Но все это, так сказать, «факультативно» и входит в число «дополнительных услуг», предоставляемых автором любознательному читателю. В центре же романов, повестей, рассказов и пьес Боборыкина — непременно острая и непременно актуальная (с точки зрения данного момента) проблема, с изложением которой и связан ствольный сюжет, почти обязательно увенчивающийся точками над «i», недвусмысленно выраженной авторской «моралью», в которой, как в фокусе, собрано то, что сейчас принято называть позицией писателя.
5
И здесь, видимо, пришло время поговорить об этой авторской позиции. Бытующие на сей счет представления тоже не вполне верны, как, надеюсь, убедится читатель.
Боборыкин — теоретик, Боборыкин — выученик Эмиля Золя и Ипполита Тэна, Боборыкин — оппонент «обличительного» направления в русской литературе, всегда тянулся в принципе к полному беспристрастию в оценках и суждениях.

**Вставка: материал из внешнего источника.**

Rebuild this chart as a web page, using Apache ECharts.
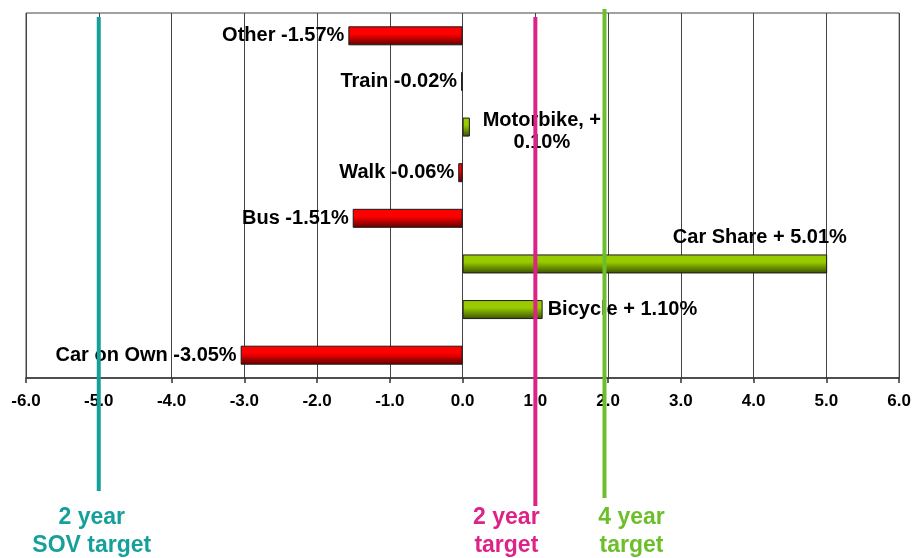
<!DOCTYPE html>
<html>
<head>
<meta charset="utf-8">
<script src="https://cdn.jsdelivr.net/npm/echarts@6/dist/echarts.min.js"></script>
<style>html,body{margin:0;padding:0;background:#fff}#c{width:914px;height:558px}</style>
</head>
<body>
<div id="c"></div>
<script>
var categories = ['Other', 'Train', 'Motorbike', 'Walk', 'Bus', 'Car Share', 'Bicycle', 'Car on Own'];
var changes = [-1.57, -0.02, 0.10, -0.06, -1.51, 5.01, 1.10, -3.05];
var barLabels = ['Other -1.57%', 'Train -0.02%', 'Motorbike, +\n0.10%', 'Walk -0.06%', 'Bus -1.51%', 'Car Share + 5.01%', 'Bicycle + 1.10%', 'Car on Own -3.05%'];
var xTicks = [-6, -5, -4, -3, -2, -1, 0, 1, 2, 3, 4, 5, 6];
var targetValues = [-5.0, 1.0, 1.95];
var targetLabels = ['2 year\nSOV target', '2 year\ntarget', '4 year\ntarget'];

// styling only
var targetStyles = [
  {color: '#16a09c', top: 17, bottom: 491, dx: -7},
  {color: '#dd2288', top: 17, bottom: 506, dx: -29},
  {color: '#6cbf2a', top: 9, bottom: 498, dx: 27}
];
var labelStyles = {
  'Motorbike': {position: 'right', align: 'center', distance: 5, offset: [67, 4], lineHeight: 22},
  'Car Share': {position: 'top', distance: 4, offset: [115, -3]},
  'Bicycle': {position: 'right', distance: 5}
};

function grad(top, bottom) {
  return {type: 'linear', x: 0, y: 0, x2: 0, y2: 1,
    colorStops: [{offset: 0, color: top}, {offset: 0.4, color: top}, {offset: 1, color: bottom}]};
}

var barData = changes.map(function (v, i) {
  var neg = v < 0;
  var ls = labelStyles[categories[i]] || {position: neg ? 'left' : 'right', distance: 4};
  return {
    value: v,
    itemStyle: {
      color: neg ? grad('#ff0000', '#600000') : grad('#99cc00', '#385000'),
      borderColor: '#1a1a1a', borderWidth: 1
    },
    label: Object.assign({show: true, formatter: barLabels[i]}, ls)
  };
});

var chart = echarts.init(document.getElementById('c'));
chart.setOption({
  animation: false,
  backgroundColor: '#fff',
  grid: {left: 26, right: 11, top: 13, bottom: 180, show: true, borderColor: '#444', borderWidth: 1, containLabel: false},
  xAxis: {
    type: 'value', min: xTicks[0], max: xTicks[xTicks.length - 1], interval: 1,
    axisLine: {show: true, lineStyle: {color: '#333', width: 1.5}},
    axisTick: {show: true, length: 5, lineStyle: {color: '#333', width: 1.5}},
    splitLine: {show: true, lineStyle: {color: '#444', width: 1}},
    axisLabel: {
      margin: 15, color: '#000', fontFamily: 'Liberation Sans', fontWeight: 'bold', fontSize: 17,
      formatter: function (v) { return v.toFixed(1); }
    }
  },
  yAxis: {
    type: 'category', data: categories, inverse: true,
    axisLine: {show: false}, axisTick: {show: false}, axisLabel: {show: false}, splitLine: {show: false}
  },
  series: [
    {
      type: 'bar', data: barData, barWidth: 19, z: 2,
      label: {color: '#000', fontFamily: 'Liberation Sans', fontWeight: 'bold', fontSize: 20}
    },
    {
      type: 'custom', z: 10, clip: false,
      data: targetValues.map(function (v, i) { return [v, 0, i]; }),
      encode: {x: 0, y: 1},
      renderItem: function (params, api) {
        var i = api.value(2);
        var x = api.coord([api.value(0), 0])[0];
        var s = targetStyles[i];
        return {
          type: 'group',
          children: [
            {type: 'line', shape: {x1: x, y1: s.top, x2: x, y2: s.bottom},
              style: {stroke: s.color, lineWidth: 4}},
            {type: 'text', x: x + s.dx, y: 532,
              style: {text: targetLabels[i], fill: s.color, font: 'bold 23px "Liberation Sans"',
                align: 'center', verticalAlign: 'middle', lineHeight: 28}}
          ]
        };
      }
    }
  ]
});
</script>
</body>
</html>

«Для натуралиста, для человека точного знания… — говорил он, — обязательны не приговоры, не раз навсегда установленные мерила оценок, а напротив… признание принципа относительности, забота о том лишь, чтобы разъяснять ход развития того явления, с каким он, в данную минуту, имеет дело».
Его литературный идеал в этом смысле оставался неизменным — абсолютное невмешательство в воспроизводимые события, амплуа не прокурора или адвоката, а судебного эксперта, который, «добру и злу внимая равнодушно», дает квалифицированные, обеспеченные знанием и опытом заключения.

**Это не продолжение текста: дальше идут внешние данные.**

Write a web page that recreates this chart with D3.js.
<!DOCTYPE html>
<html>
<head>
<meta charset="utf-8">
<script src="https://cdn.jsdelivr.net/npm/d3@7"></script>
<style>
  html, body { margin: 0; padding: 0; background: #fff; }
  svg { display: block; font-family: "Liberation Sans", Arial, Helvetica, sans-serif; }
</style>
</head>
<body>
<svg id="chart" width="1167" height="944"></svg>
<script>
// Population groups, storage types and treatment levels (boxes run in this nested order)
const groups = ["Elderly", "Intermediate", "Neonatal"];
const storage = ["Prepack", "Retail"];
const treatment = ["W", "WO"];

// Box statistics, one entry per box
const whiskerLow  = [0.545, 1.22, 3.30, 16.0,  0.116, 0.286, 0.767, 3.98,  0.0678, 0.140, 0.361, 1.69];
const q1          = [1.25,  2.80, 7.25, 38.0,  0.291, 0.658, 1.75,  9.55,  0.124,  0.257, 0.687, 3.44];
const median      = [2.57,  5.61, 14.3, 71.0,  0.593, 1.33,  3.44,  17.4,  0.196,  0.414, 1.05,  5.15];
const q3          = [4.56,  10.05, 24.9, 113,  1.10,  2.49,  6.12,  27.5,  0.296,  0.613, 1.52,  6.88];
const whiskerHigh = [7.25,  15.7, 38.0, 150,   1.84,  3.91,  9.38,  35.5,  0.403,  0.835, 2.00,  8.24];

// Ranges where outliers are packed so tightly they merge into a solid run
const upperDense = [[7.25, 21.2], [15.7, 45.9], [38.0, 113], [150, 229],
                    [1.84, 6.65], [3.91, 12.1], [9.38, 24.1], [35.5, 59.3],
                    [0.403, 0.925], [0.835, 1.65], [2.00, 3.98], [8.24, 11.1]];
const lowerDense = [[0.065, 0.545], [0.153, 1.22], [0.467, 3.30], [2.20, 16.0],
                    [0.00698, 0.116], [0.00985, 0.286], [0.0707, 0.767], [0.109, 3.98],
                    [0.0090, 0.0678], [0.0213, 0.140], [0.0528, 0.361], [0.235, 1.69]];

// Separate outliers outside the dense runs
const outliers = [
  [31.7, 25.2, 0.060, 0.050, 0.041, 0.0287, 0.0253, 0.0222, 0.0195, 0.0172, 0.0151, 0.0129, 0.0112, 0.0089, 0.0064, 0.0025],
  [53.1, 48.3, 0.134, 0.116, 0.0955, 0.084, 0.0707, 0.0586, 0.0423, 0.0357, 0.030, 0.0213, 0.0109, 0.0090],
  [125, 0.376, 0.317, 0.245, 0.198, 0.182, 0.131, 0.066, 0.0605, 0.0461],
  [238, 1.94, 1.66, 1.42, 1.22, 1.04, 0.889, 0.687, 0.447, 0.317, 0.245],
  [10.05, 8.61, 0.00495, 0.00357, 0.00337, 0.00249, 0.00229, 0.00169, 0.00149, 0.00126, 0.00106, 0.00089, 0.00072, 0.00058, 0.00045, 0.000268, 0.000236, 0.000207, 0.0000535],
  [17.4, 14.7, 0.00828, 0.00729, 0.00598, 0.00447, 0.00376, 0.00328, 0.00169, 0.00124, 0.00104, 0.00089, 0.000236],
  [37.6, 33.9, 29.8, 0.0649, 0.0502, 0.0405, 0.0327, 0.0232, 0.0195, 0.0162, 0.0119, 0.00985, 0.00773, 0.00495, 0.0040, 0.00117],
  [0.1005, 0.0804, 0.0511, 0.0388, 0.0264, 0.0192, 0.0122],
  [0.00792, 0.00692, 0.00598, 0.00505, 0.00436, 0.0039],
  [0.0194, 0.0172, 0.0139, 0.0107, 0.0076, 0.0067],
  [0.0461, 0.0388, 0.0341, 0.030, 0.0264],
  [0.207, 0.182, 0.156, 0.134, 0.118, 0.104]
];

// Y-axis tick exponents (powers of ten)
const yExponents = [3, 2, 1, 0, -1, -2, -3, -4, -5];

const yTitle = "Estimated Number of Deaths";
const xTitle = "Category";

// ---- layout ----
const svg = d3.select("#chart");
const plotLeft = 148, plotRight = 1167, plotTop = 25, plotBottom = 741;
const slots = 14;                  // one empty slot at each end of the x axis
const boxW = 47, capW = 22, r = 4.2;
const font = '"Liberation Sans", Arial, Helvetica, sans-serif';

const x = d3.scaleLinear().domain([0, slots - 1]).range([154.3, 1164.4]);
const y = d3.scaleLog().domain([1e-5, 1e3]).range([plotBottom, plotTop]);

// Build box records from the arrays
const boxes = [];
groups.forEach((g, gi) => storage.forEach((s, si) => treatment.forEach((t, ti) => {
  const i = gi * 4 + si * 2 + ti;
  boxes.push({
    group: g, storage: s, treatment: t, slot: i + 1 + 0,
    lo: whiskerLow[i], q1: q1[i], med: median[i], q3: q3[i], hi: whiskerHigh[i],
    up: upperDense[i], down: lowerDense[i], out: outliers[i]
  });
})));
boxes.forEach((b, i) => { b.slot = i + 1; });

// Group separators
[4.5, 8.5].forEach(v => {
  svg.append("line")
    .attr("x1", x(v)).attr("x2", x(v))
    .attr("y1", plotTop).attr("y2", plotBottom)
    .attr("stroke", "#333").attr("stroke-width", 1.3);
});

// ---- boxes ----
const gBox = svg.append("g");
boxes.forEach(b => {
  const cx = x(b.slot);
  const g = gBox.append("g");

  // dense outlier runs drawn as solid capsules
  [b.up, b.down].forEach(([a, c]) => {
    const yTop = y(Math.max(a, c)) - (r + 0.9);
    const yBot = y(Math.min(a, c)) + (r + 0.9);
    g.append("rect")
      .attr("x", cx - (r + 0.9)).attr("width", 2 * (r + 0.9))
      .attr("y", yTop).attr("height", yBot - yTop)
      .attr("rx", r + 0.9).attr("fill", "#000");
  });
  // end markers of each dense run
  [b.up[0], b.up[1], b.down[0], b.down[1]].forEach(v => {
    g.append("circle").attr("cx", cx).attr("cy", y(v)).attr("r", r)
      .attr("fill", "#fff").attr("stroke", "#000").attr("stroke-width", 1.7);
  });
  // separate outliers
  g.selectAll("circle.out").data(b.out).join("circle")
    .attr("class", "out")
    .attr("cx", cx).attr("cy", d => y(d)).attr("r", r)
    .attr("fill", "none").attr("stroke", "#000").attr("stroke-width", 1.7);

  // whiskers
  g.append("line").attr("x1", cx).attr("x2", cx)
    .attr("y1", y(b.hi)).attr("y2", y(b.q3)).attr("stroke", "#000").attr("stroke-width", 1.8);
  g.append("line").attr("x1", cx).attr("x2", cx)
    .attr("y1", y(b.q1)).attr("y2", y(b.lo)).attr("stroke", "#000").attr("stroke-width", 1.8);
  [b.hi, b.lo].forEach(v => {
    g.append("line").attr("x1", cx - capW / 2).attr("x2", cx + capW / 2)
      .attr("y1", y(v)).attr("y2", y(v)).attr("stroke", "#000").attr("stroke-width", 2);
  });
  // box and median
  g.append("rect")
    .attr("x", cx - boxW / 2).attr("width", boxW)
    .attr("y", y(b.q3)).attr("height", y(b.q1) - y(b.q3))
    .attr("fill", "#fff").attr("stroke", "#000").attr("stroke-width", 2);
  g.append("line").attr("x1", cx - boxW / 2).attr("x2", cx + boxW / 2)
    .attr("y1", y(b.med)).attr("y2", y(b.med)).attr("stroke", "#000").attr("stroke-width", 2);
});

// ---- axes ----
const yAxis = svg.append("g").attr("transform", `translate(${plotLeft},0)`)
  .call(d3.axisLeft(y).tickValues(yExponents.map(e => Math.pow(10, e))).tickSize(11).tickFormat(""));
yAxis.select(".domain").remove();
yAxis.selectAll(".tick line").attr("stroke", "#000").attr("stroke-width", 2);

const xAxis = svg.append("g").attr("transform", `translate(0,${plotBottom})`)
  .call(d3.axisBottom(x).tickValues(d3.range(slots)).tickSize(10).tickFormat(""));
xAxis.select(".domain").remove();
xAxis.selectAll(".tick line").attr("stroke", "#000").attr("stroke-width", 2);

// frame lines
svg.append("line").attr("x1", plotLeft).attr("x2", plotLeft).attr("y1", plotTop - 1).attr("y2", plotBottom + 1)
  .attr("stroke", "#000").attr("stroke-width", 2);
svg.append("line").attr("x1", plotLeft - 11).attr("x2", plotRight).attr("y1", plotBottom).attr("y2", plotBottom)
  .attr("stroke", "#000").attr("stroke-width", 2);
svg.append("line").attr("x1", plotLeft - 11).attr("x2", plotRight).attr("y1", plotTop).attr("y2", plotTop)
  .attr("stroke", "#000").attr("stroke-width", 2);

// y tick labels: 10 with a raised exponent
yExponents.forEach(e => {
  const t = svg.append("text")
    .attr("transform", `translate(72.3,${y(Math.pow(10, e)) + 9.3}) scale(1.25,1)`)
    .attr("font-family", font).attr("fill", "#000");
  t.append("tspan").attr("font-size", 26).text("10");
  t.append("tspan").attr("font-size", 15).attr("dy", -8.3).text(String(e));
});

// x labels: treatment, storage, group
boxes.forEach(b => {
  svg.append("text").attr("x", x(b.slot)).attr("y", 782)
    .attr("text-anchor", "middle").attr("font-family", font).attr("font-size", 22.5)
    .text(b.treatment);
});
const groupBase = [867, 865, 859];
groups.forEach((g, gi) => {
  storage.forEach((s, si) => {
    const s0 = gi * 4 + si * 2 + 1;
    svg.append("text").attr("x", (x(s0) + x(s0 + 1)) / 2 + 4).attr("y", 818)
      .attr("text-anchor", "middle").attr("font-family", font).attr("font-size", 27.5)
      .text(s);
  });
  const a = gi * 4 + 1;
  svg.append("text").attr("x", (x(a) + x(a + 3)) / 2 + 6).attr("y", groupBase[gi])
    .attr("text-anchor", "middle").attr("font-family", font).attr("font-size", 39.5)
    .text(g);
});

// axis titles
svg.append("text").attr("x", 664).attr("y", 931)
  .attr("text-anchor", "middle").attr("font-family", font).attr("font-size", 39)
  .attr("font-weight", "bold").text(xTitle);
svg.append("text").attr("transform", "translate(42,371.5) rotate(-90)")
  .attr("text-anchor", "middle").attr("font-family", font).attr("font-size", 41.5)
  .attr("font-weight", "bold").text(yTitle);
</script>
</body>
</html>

На практике же Боборыкин как романист и новеллист никогда не мог остаться равнодушным к тому, о чем он рассказывал. Его авторская позиция неизменно активна, его гражданские пристрастия видны невооруженным глазом, его симпатии и антипатии четко поляризованы. «Тенденция», которую Петр Дмитриевич так не любил в современной ему русской литературе, «учительность», которая была — теоретически — так ему чужда, жестким каркасом проступают сквозь вязковатую, нарочито объективизированную описательность, впрямую воздействуют на читателя, внушая ему, читателю, определенную «сумму идей» и настроений…
Другой вопрос — что это была за — «тенденция» и что за «сумма идей».
В поисках наиболее подходящего определения вернее всего будет остановиться на слове умеренность. Да, Петр Дмитриевич Боборыкин, неумеренный в многописательстве и в погоне за жизненными впечатлениями, строго и последовательно придерживался во всем прочем идеалов умеренности и аккуратности, которым так досталось в свое время от Некрасова, Салтыкова-Щедрина, критиков-демократов, а позднее, и совсем по-другому, от русских декадентов.
Он был умерен в своих политических воззрениях — традиционный дворянский либерализм с его ориентацией на западноевропейскую конституционность, с его вялым сочувствием народу как «меньшому брату», с его надеждами на постепенный прогресс, рост просвещенности, эволюцию — и ни на что кроме.
Умеренной была и его этическая программа — никакой симпатии крайностям домостроя или нравственным экспериментам «новых людей» — героев радикально-де мо кра тической литературы, всесторонняя поддержка старосемейных, морально-бытовых «устоев» среднеинтеллигентского круга.
Умерен был Боборыкин (это очень важно подчеркнуть) и в выборе как проблематики, так и героев для собственных сочинений.
Эмиль Золя в «Парижских письмах», в течение шести лет почти ежемесячно появлявшихся на страницах петербургского «Вестника Европы», ставил в вину «донатуралистической» литературе ее стремление к «генерализации», укрупнению художественных образов, ее взгляд на действительность сквозь «увеличительное стекло», которое будто бы искажает жизненные пропорции, благодаря чему «лица сверхъестественного роста прогуливаются среди карликов».